Although Sebastian had concealed his faith, in 286 was found out. Diocletian commanded that he be bound to a stake so that archers from Mauritania could shoot arrows at him. The archers shot at him until he was full of arrows, and left him there for dead. Miraculously, the arrows did not kill him. Irene of Rome, the widow of Castulus (who had been converted by Sebastian and martyred by Diocletian), went to retrieve his body to bury it, and discovered he was still alive. So she brought him back to her house and nursed him back to health.
Sebastian later stood on a route where Diocletian was to pass and harangued him for his cruelties against Christians. Diocletian who had presumed Sebastian to be dead was greatly astonished and gave orders for him to be seized and beaten to death with cudgels. His body was thrown into the common sewer, but a pious woman, called Lucina, who was visited by Sebastian in a vision, had it quietly removed, and buried in the catacombs at the entrance of the cemetery of Calixtus, where the Basilica of St. Sebastian (San Sebastiano fuori le mura) now stands.
The church was rebuilt in the 1610s under the patronage of Scipione Borghese. St. Ado, Eginard, Sigebert, and other contemporary authors relate that, in the reign of Louis Debonnair, Pope Eugenius II gave the body of St. Sebastian to Hilduin, Abbot of St. Denys, who brought it into France, and it was deposited at Saint Medard Abbey, at Soissons, on the 8th of December 826.

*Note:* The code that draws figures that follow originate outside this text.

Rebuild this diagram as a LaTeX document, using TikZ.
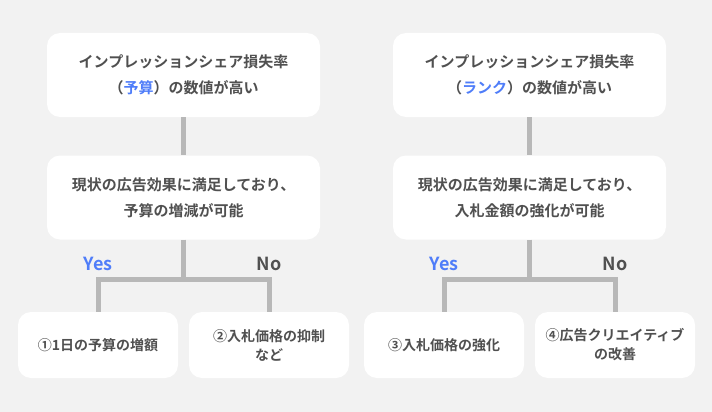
\documentclass[tikz,border=0pt]{standalone}
\usepackage{fontspec}
\setmainfont{Noto Sans CJK JP}[BoldFont={Noto Sans CJK JP Bold}]
\usepackage{tikz}
\definecolor{Back}{HTML}{F2F2F2}
\definecolor{Bar}{HTML}{B8B8B8}
\definecolor{Ink}{HTML}{505050}
\definecolor{Accent}{HTML}{4F7DF9}

\begin{document}
\begin{tikzpicture}[x=1pt,y=-1pt,
  card/.style={fill=white,rounded corners=13pt,text=Ink,align=center,inner sep=0pt},
  upper/.style={card,minimum width=273pt,minimum height=84pt,font=\bfseries\fontsize{15}{26}\selectfont},
  lower/.style={card,minimum width=160pt,minimum height=66pt,font=\bfseries\fontsize{14}{19}\selectfont},
  branch/.style={font=\bfseries\fontsize{18}{20}\selectfont},
  link/.style={draw=Bar,line width=5pt,line join=miter}]

\fill [Back] (0,0) rectangle (712,412);
\useasboundingbox (0,0) rectangle (712,412);

% left tree
\node [upper] (ltop) at (183.5,75) {インプレッションシェア損失率\\（\textcolor{Accent}{予算}）の数値が高い};
\node [upper] (lmid) at (183.5,197.5) {現状の広告効果に満足しており、\\予算の増減が可能};
\coordinate (ljoin) at (183.5,279.5);
\node [lower] (lyes) at (98,345) {①1日の予算の増額};
\node [lower] (lno) at (269,345) {②入札価格の抑制\\など};

\draw [link] (ltop.south) -- (lmid.north);
\draw [link] (lmid.south) -- (ljoin);
\draw [link] (lyes.north) -- (lyes.north |- ljoin) -- (lno.north |- ljoin) -- (lno.north);
\node [branch,text=Accent] (lyeslabel) at (98,264) {Yes};
\node [branch,text=Ink] (lnolabel) at (269,264) {No};

% right tree
\node [upper] (rtop) at (529.5,75) {インプレッションシェア損失率\\（\textcolor{Accent}{ランク}）の数値が高い};
\node [upper] (rmid) at (529.5,197.5) {現状の広告効果に満足しており、\\入札金額の強化が可能};
\coordinate (rjoin) at (529.5,279.5);
\node [lower] (ryes) at (444,345) {③入札価格の強化};
\node [lower] (rno) at (615,345) {④広告クリエイティブ\\の改善};

\draw [link] (rtop.south) -- (rmid.north);
\draw [link] (rmid.south) -- (rjoin);
\draw [link] (ryes.north) -- (ryes.north |- rjoin) -- (rno.north |- rjoin) -- (rno.north);
\node [branch,text=Accent] (ryeslabel) at (444,264) {Yes};
\node [branch,text=Ink] (rnolabel) at (615,264) {No};

\end{tikzpicture}
\end{document}
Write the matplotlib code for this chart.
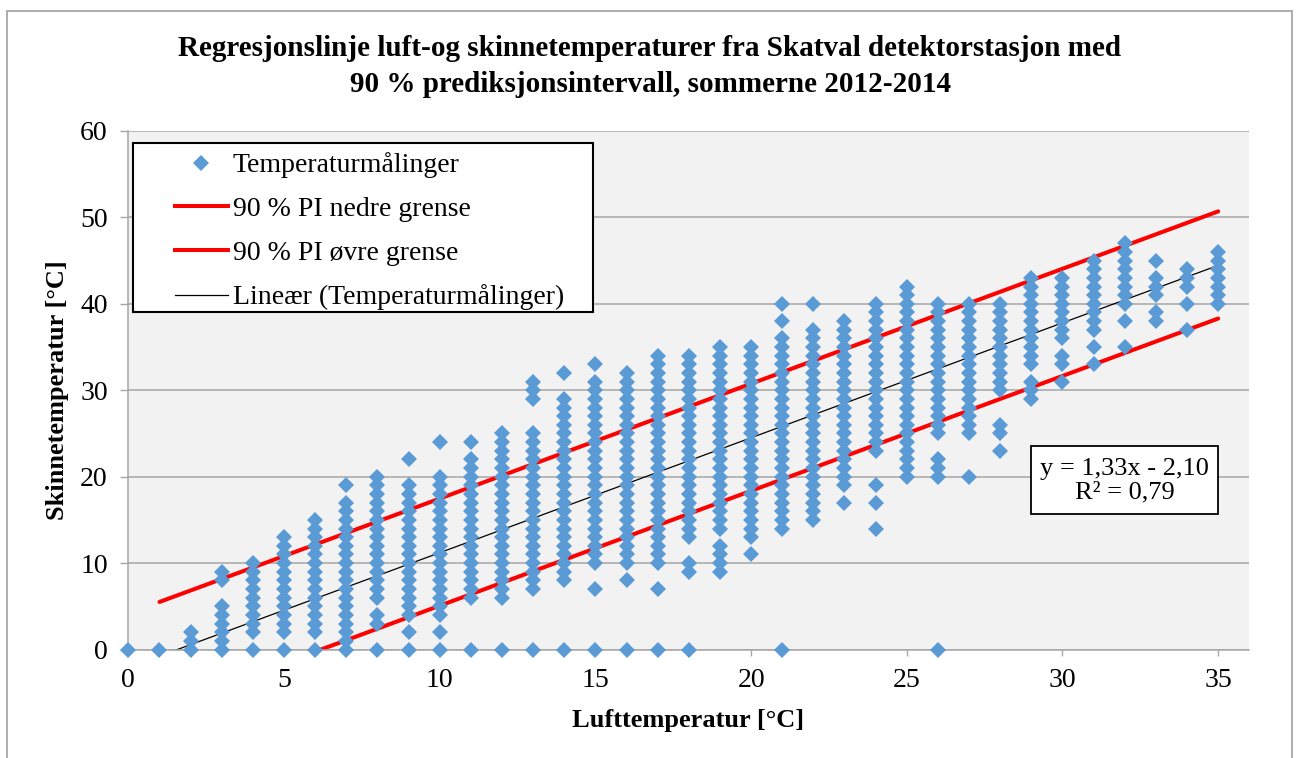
import matplotlib
matplotlib.use('Agg')
import matplotlib.pyplot as plt
from matplotlib.lines import Line2D
from matplotlib.patches import Rectangle

# Lufttemperatur (x) og skinnetemperaturer (y) lest av figuren,
# en streng per x-verdi: enkeltverdier og sammenhengende omraader "a-b"
lufttemp = list(range(0, 36))
skinnetemp_kolonner = [
    "0", "0", "0-2", "0-5 8 9", "0 2-10", "0 2-13", "0 2-15", "0 1-17 19",
    "0 3 4 6-20", "0 2 4-19 22", "0 2 4-20 24", "0 6-22 24", "0 6-25",
    "0 7-25 29-31", "0 8-29 32", "0 7 10-31 33", "0 8 10-32", "0 7 10-34",
    "0 9-10 13-34", "9-12 14-35", "11 13-35", "0 14-36 38 40", "15-37 40",
    "17 19-38", "14 17 19 23-40", "20-42", "0 20-22 25-40", "20 25-40",
    "23 25 26 30-40", "29-31 33-43", "31 33 34 36-43", "33 35 37-45",
    "35 38 40-47", "38 39 41-43 45", "37 40 42-44", "40-46",
]

# regresjonslinje (fra likningen i figuren) og 90 % PI endepunkter
stigning = 1.33
konstant = -2.10
r2 = 0.79
pi_x = [1, 35]
pi_nedre = [-6.9, 38.3]
pi_ovre = [5.5, 50.7]


def les_kolonne(tekst):
    verdier = []
    for del_ in tekst.split():
        if '-' in del_:
            a, b = del_.split('-')
            verdier += list(range(int(a), int(b) + 1))
        else:
            verdier.append(int(del_))
    return verdier


xs, ys = [], []
for x, kol in zip(lufttemp, skinnetemp_kolonner):
    for y in les_kolonne(kol):
        xs.append(x)
        ys.append(y)

plt.rcParams['font.family'] = ['Liberation Serif', 'DejaVu Serif']

W, H = 1298, 758
fig = plt.figure(figsize=(W / 100, H / 100), dpi=100)
fig.patch.set_facecolor('white')

# ytre ramme rundt diagrammet
fig.patches.append(Rectangle((7 / W, -0.01), (1292 - 7) / W, 1 - 10.5 / H + 0.01,
                             transform=fig.transFigure, fill=False,
                             edgecolor='#A0A0A0', linewidth=1.2))

left, right, top, bottom = 128.3, 1249.3, 131, 649.5
ax = fig.add_axes([left / W, 1 - bottom / H, (right - left) / W, (bottom - top) / H])
ax.set_facecolor('#F2F2F2')

blue = '#5B9BD5'
trend_x = [0, 35]
trend_y = [stigning * v + konstant for v in trend_x]

ax.plot(pi_x, pi_nedre, color='#FF0000', lw=2.9, zorder=2, solid_capstyle='round')
ax.plot(pi_x, pi_ovre, color='#FF0000', lw=2.9, zorder=2, solid_capstyle='round')
ax.plot(trend_x, trend_y, color='black', lw=0.9, zorder=2)
ax.plot(xs, ys, linestyle='none', marker='D', ms=8.0, mew=0, color=blue,
        zorder=3, clip_on=False)

ax.set_xlim(0, 36)
ax.set_ylim(0, 60)
ax.set_xticks(range(0, 36, 5))
ax.set_yticks(range(0, 61, 10))
ax.grid(axis='y', color='#A6A6A6', lw=1.1, zorder=0)
ax.set_axisbelow(True)
for s in ['top', 'right']:
    ax.spines[s].set_visible(False)
for s in ['left', 'bottom']:
    ax.spines[s].set_color('#A6A6A6')
    ax.spines[s].set_linewidth(1.1)
ax.tick_params(axis='x', length=4.5, width=1, color='#A6A6A6', pad=9, labelsize=20)
ax.tick_params(axis='y', length=5.8, width=1, color='#A6A6A6', pad=9, labelsize=20)

fig.text(650 / W, 1 - 49 / H,
         'Regresjonslinje luft-og skinnetemperaturer fra Skatval detektorstasjon med',
         ha='center', va='center', fontsize=21, fontweight='bold')
fig.text(650 / W, 1 - 84 / H, '90 % prediksjonsintervall, sommerne 2012-2014',
         ha='center', va='center', fontsize=21, fontweight='bold')
fig.text(688 / W, 1 - 720 / H, 'Lufttemperatur [°C]', ha='center', va='center',
         fontsize=19, fontweight='bold')
fig.text(58 / W, 1 - 390 / H, 'Skinnetemperatur [°C]', ha='center', va='center',
         fontsize=19, fontweight='bold', rotation=90)

# legende med egen ramme
fig.patches.append(Rectangle((133 / W, 1 - 312 / H), (593 - 133) / W, (312 - 143) / H,
                             transform=fig.transFigure, facecolor='white',
                             edgecolor='black', linewidth=1.5, zorder=5))
handles = [
    Line2D([], [], linestyle='none', marker='D', ms=8.0, mew=0, color=blue),
    Line2D([], [], color='#FF0000', lw=2.9),
    Line2D([], [], color='#FF0000', lw=2.9),
    Line2D([], [], color='black', lw=0.9),
]
labels = ['Temperaturmålinger', '90 % PI nedre grense', '90 % PI øvre grense',
          'Lineær (Temperaturmålinger)']
leg = fig.legend(handles, labels, loc='upper left',
                 bbox_to_anchor=(175 / W, 1 - 152.5 / H), frameon=False,
                 fontsize=20, handlelength=1.9, handletextpad=0.18,
                 labelspacing=0.66, borderpad=0, borderaxespad=0, numpoints=1)
leg.set_zorder(6)

# likningsboks
fig.patches.append(Rectangle((1031 / W, 1 - 514 / H), (1218 - 1031) / W, (514 - 446) / H,
                             transform=fig.transFigure, facecolor='white',
                             edgecolor='black', linewidth=1.3, zorder=5))
fig.text(1124.5 / W, 1 - 481 / H,
         'y = {:.2f}x - {:.2f}\nR² = {:.2f}'.format(stigning, -konstant, r2).replace('.', ','),
         ha='center', va='center', fontsize=19, linespacing=1.1, zorder=6)

fig.savefig('out.png', dpi=100)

Sebastian’s cranium was brought to the town of Ebersberg (Germany) in 934. A Benedictine abbey was founded there and became one of the most important pilgrimage sites in southern Germany. It is said the silver-encased cranium was used as a cup in which to present wine to the faithful during the feast of Saint Sebastian.
During the Middle Ages, Sebastian was a popular saint, particularly because he was invoked against outbreaks of the plague. But in modern times his popularity has waned. His attempted execution by arrows has been an enduring artistic subject down to the present, however.
Numerous towns and regions are named for Saint Sebastian, so you could pick a recipe from any one of them. I’ve chosen two seasonal soups from the region of Milan because it was Sebastian’s home for a while, and because I live nearby. Zuppa di porri e bietole (leek and Swiss chard soup) is easy to make, and a warming dish at this time of year. Leeks and chard are plentiful right now in northern Italy. Wash the vegetables thoroughly, chop them coarsely, and poach them in rich chicken stock. Done !! Some people add cooked rice for substance.
Zupp alla pavese is also a simple dish, but is considered very elegant. Take 2 slices of day-old bread and fry them in a mix of olive oil and butter until golden. Place them in a shallow bowl and crack an egg over each slice. Pour in boiling stock which will lightly cook the eggs. Top with freshly grated Parmesan cheese.